The National Institute of Standards and Technology (NIST) addresses network-layer monitoring requirements within NIST SP 800-137, "Information Security Continuous Monitoring (ISCM)", which establishes the federal standard for ongoing awareness of information security, vulnerabilities, and threats. AI-NTA platforms are deployed in contexts governed by this standard within federal civilian agencies, as well as by organizations subject to the Cybersecurity and Infrastructure Security Agency (CISA) binding operational directives.
The service sector encompassing AI-NTA includes network detection and response (NDR) platforms, security information and event management (SIEM) integrations with ML modules, and purpose-built traffic analysis appliances. Service providers in this sector range from pure-play cybersecurity vendors offering managed NDR to large managed security service providers (MSSPs) embedding AI-NTA as a component of broader SOC-as-a-service offerings. The AI Cyber Authority directory listings index vendors and service providers operating in this space within the US market.
Core mechanics or structure
AI-NTA systems operate across four functional layers that process raw network telemetry into actionable security signals.
1. Telemetry ingestion and normalization. Network data is captured via passive taps, SPAN ports, or flow exporters (NetFlow, IPFIX, sFlow). Raw packets or flow summaries are normalized into structured records. IPFIX, standardized under IETF RFC 7011, is the dominant protocol for flow export in enterprise environments. Packet capture at full fidelity generates 1 to 10 terabytes per day in large enterprise environments, requiring selective storage and inline processing.

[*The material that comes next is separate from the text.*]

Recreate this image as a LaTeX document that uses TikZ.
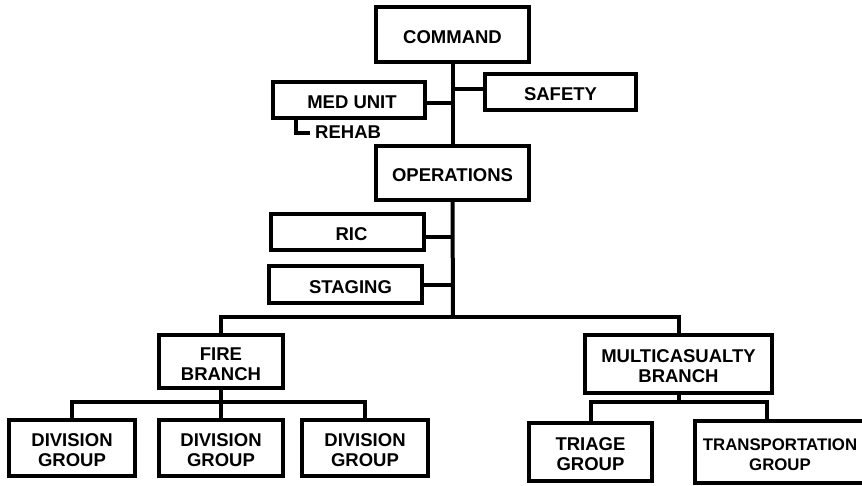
\documentclass[tikz,border=0pt]{standalone}
\usepackage{fontspec}
\setmainfont{Liberation Sans}
\begin{document}
\begin{tikzpicture}[x=1pt,y=-1pt,
  box/.style={draw, line width=4pt, inner sep=0pt},
  txt/.style={inner sep=0pt, align=center, yshift=-2.5pt,
    font=\fontsize{18.5}{20}\selectfont\bfseries},
  link/.style={line width=4pt, line join=miter},
  note/.style={inner sep=0pt, font=\fontsize{18.5}{20}\selectfont\bfseries},
]
\path[use as bounding box] (0,0) rectangle (862,485);
\clip (0,0) rectangle (862,485);

% command staff
\node[box, minimum width=153pt, minimum height=55pt,
  label={[txt]center:COMMAND}] (command) at (452.5,34.5) {};
\node[box, minimum width=151pt, minimum height=36pt,
  label={[txt]center:SAFETY}] (safety) at (560.5,92) {};
\node[box, minimum width=152pt, minimum height=36pt,
  label={[txt, xshift=3pt]center:MED UNIT}] (medunit) at (349,100) {};
\node[note, anchor=west] (rehab) at (315,132) {REHAB};

% operations and its units
\node[box, minimum width=153pt, minimum height=54pt,
  label={[txt]center:OPERATIONS}] (ops) at (452.5,173) {};
\node[box, minimum width=153pt, minimum height=36pt,
  label={[txt, xshift=4pt]center:RIC}] (ric) at (347.5,232) {};
\node[box, minimum width=153pt, minimum height=37pt,
  label={[txt, xshift=5pt]center:STAGING}] (staging) at (345.5,284.5) {};

% branches
\node[box, minimum width=124pt, minimum height=53pt,
  label={[txt]center:FIRE\\BRANCH}] (fire) at (221,361.5) {};
\node[box, minimum width=187pt, minimum height=58pt,
  label={[txt]center:MULTICASUALTY\\BRANCH}] (multi) at (678.5,364) {};

% groups
\node[box, minimum width=126pt, minimum height=56pt,
  label={[txt]center:DIVISION\\GROUP}] (div1) at (72,448) {};
\node[box, minimum width=124pt, minimum height=56pt,
  label={[txt]center:DIVISION\\GROUP}] (div2) at (221,448) {};
\node[box, minimum width=126pt, minimum height=56pt,
  label={[txt]center:DIVISION\\GROUP}] (div3) at (365,448) {};
\node[box, minimum width=123pt, minimum height=58pt,
  label={[txt]center:TRIAGE\\GROUP}] (triage) at (590.5,452) {};
% the transportation box runs past the right edge and is cut off there
\node[box, minimum width=190pt, minimum height=62pt] (transport) at (790,452) {};
\node[txt, font=\fontsize{16.8}{20}\selectfont\bfseries] (transporttext) at (780,452)
  {TRANSPORTATION\\GROUP};

% junction points
\coordinate (mainbar) at (453,317);
\coordinate (firebar) at (221,402);
\coordinate (multibar) at (678.5,402);
\coordinate (rehabtop) at (296,118);
\coordinate (transdrop) at (767,402);

% trunk and staff links
\draw[link] (command.south) -- (ops.north);
\draw[link] (ops.south) -- (mainbar);
\draw[link] ([yshift=-3pt]medunit.east) -- ([yshift=-3pt]medunit.east -| command.south);
\draw[link] ([yshift=3pt]safety.west) -- ([yshift=3pt]safety.west -| command.south);
\draw[link] (rehabtop) |- ([xshift=-5pt,yshift=-1pt]rehab.west);
\draw[link] ([yshift=-5pt]ric.east) -- ([yshift=-5pt]ric.east -| ops.south);
\draw[link] (staging.east) -- (staging.east -| ops.south);

% branch bar
\draw[link] (fire.north) |- (mainbar) -| (multi.north);

% fire branch groups
\draw[link] (fire.south) -- (div2.north);
\draw[link] (div1.north) |- (firebar) -| (div3.north);

% multicasualty branch groups
\draw[link] (multi.south) -- (multibar);
\draw[link] (triage.north) |- (multibar) -| (transdrop |- transport.north);
\end{tikzpicture}
\end{document}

2. Feature extraction. Behavioral features are derived from telemetry: inter-arrival times, byte volume ratios, port usage distributions, protocol entropy, DNS query frequency, TLS certificate anomalies, and connection graph metrics. Feature engineering at this stage determines which downstream model types are applicable.
3. Model inference. Models applied to extracted features fall into three categories: supervised classification (trained on labeled malicious/benign traffic corpora), unsupervised anomaly detection (clustering and outlier detection without pre-labeled attack data), and semi-supervised or self-supervised approaches that blend both. NIST's National Cybersecurity Center of Excellence (NCCoE) has published practice guides relevant to ML-based detection in network environments, including elements of NIST SP 1800-26 on data integrity.

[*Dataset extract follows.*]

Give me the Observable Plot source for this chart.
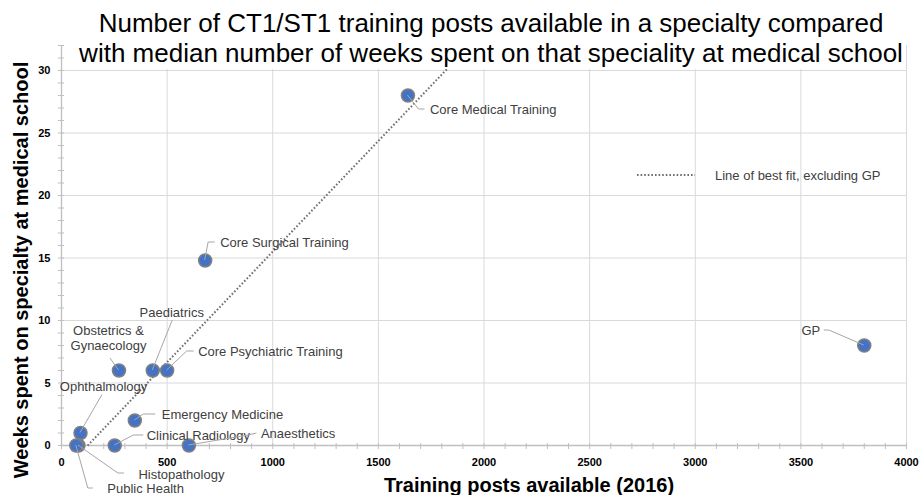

4. Alert generation and scoring. Model outputs are translated into risk scores, event classifications, and alert queues. Integration with SIEM and SOAR (Security Orchestration, Automation, and Response) platforms occurs at this layer, enabling automated triage workflows.
Causal relationships or drivers
Three primary drivers have accelerated AI-NTA adoption within the US cybersecurity market since encrypted traffic reached majority share across enterprise networks.
Encryption prevalence. TLS 1.3, which deprecates plaintext handshake metadata available in earlier versions (per RFC 8446), has reduced the visibility of signature-based deep packet inspection tools. AI-NTA models trained on traffic metadata and behavioral patterns operate effectively on encrypted flows without requiring decryption, preserving privacy compliance postures.
Lateral movement detection gaps. Traditional perimeter firewalls and intrusion prevention systems (IPS) are architecturally positioned at network edges. Adversaries who achieve initial access increasingly operate east-west across network segments, as documented in CISA and FBI joint advisories on ransomware and APT behavior. AI-NTA with east-west visibility closes this gap.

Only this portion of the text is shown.